Job - Find and copy lines holding "this".

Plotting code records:
━━━━

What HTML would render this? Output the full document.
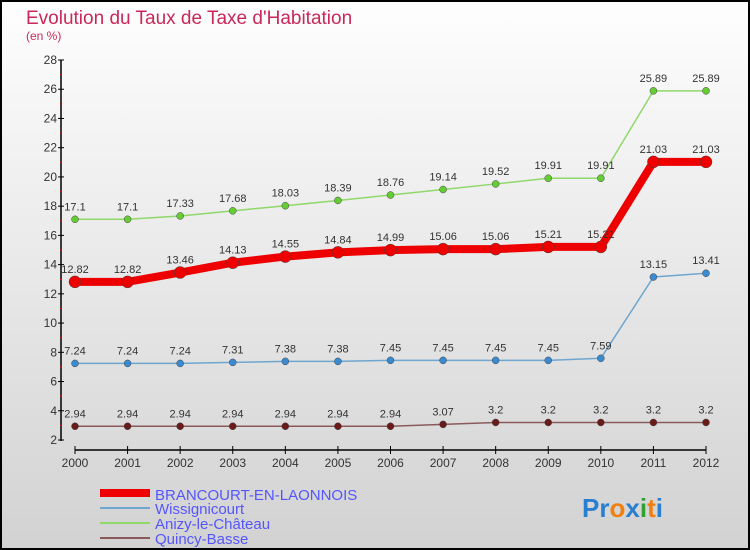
<!DOCTYPE html>
<html><head><meta charset="utf-8"><style>
body{margin:0}
svg{display:block;font-family:"Liberation Sans",sans-serif}
</style></head><body>
<svg id="c" width="750" height="550" xmlns="http://www.w3.org/2000/svg">
<defs><linearGradient id="bg" x1="0" y1="0" x2="0" y2="1"><stop offset="0" stop-color="#fefefe"/><stop offset="1" stop-color="#d2d2d2"/></linearGradient></defs>
<rect x="1" y="1" width="748" height="548" fill="url(#bg)" stroke="#000" stroke-width="2"/>
<text x="26" y="24" font-size="19" fill="#c8285a">Evolution du Taux de Taxe d'Habitation</text>
<text x="26" y="40" font-size="12" fill="#c8285a">(en %)</text>
<g id="axes"></g><g id="series"></g>
<g>
<rect x="100" y="489" width="50" height="8" fill="#e00"/>
<text x="155" y="500" font-size="15" fill="#5555ff">BRANCOURT-EN-LAONNOIS</text>
<rect x="100" y="507" width="50" height="2" fill="#6fa6cf"/>
<text x="155" y="514" font-size="15" fill="#5555ff">Wissignicourt</text>
<rect x="100" y="522" width="50" height="2" fill="#8fd86a"/>
<text x="155" y="529" font-size="15" fill="#5555ff">Anizy-le-Château</text>
<rect x="100" y="537" width="50" height="2" fill="#8a5a5a"/>
<text x="155" y="544" font-size="15" fill="#5555ff">Quincy-Basse</text>
</g>
<text x="582" y="517" font-size="26" font-weight="bold"><tspan fill="#2a7fd0">Pr</tspan><tspan fill="#f08010">o</tspan><tspan fill="#2a7fd0">x</tspan><tspan fill="#30a030">i</tspan><tspan fill="#f08010">t</tspan><tspan fill="#2a7fd0">i</tspan></text>
</svg>
<script>
const years=["2000","2001","2002","2003","2004","2005","2006","2007","2008","2009","2010","2011","2012"];
const brancourt=[12.82,12.82,13.46,14.13,14.55,14.84,14.99,15.06,15.06,15.21,15.21,21.03,21.03];
const wissignicourt=[7.24,7.24,7.24,7.31,7.38,7.38,7.45,7.45,7.45,7.45,7.59,13.15,13.41];
const anizy=[17.1,17.1,17.33,17.68,18.03,18.39,18.76,19.14,19.52,19.91,19.91,25.89,25.89];
const quincy=[2.94,2.94,2.94,2.94,2.94,2.94,2.94,3.07,3.2,3.2,3.2,3.2,3.2];
const yTicks=[2,4,6,8,10,12,14,16,18,20,22,24,26,28];
const NS="http://www.w3.org/2000/svg";
const X=i=>75+i*(706-75)/(years.length-1);
const Y=v=>440-(v-2)*(380/26);
function mk(tag,attrs,parent,text){const e=document.createElementNS(NS,tag);for(const k in attrs)e.setAttribute(k,attrs[k]);if(text!==undefined)e.textContent=text;parent.appendChild(e);return e;}
const ax=document.getElementById('axes');
let e=mk('line',{x1:61,y1:60,x2:61,y2:441,stroke:'#000','stroke-width':1.5},ax);


e=mk('line',{x1:75,y1:450,x2:706,y2:450,stroke:'#000','stroke-width':1.5},ax);


yTicks.forEach(v=>{
 mk('line',{x1:58,y1:Y(v),x2:64,y2:Y(v),stroke:'#000'},ax);
 if(v<28)mk('line',{x1:60,y1:Y(v+1),x2:62,y2:Y(v+1),stroke:'#f00'},ax);
 e=mk('text',{x:57,y:Y(v)+4,'font-size':12,'text-anchor':'end',fill:'#333'},ax,String(v));
 
 
});
years.forEach((y,i)=>{
 mk('line',{x1:X(i),y1:446,x2:X(i),y2:454,stroke:'#000'},ax);
 e=mk('text',{x:X(i),y:467,'font-size':12,'text-anchor':'middle',fill:'#333'},ax,y);
 
 
});
const sg=document.getElementById('series');
function series(data,name,color,lw,r,dot){
 const g=mk('g',{},sg);
 
 
 const p=mk('polyline',{points:data.map((v,i)=>X(i)+','+Y(v)).join(' '),fill:'none',stroke:color,'stroke-width':lw,'stroke-linejoin':'round'},g);
 
 
 data.forEach((v,i)=>{
  const c=mk('circle',{cx:X(i),cy:Y(v),r:r,fill:dot,stroke:'#444','stroke-width':0.5},g);
  
  
  const t=mk('text',{x:X(i),y:Y(v)-9,'font-size':11,'text-anchor':'middle',fill:'#333'},g,String(v));
  
  
 });
}
series(quincy,'quincy','#8a5a5a',1.5,3.5,'#6b1a1a');
series(wissignicourt,'wissignicourt','#6fa6cf',1.5,3.5,'#3a8ad0');
series(anizy,'anizy','#8fd86a',1.5,3.5,'#66cc33');
series(brancourt,'brancourt','#ee0000',8,6,'#ee0000');
</script>
</body></html>
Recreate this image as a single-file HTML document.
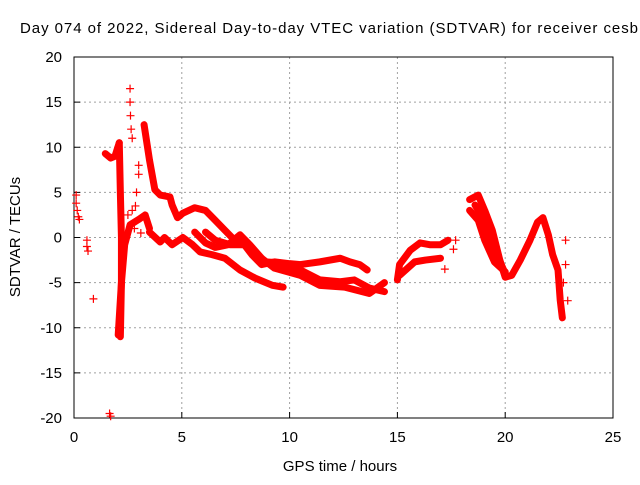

━━━━

Exercise response -
What HTML would render this? Output the full document.
Recreate this image as a single-file HTML document.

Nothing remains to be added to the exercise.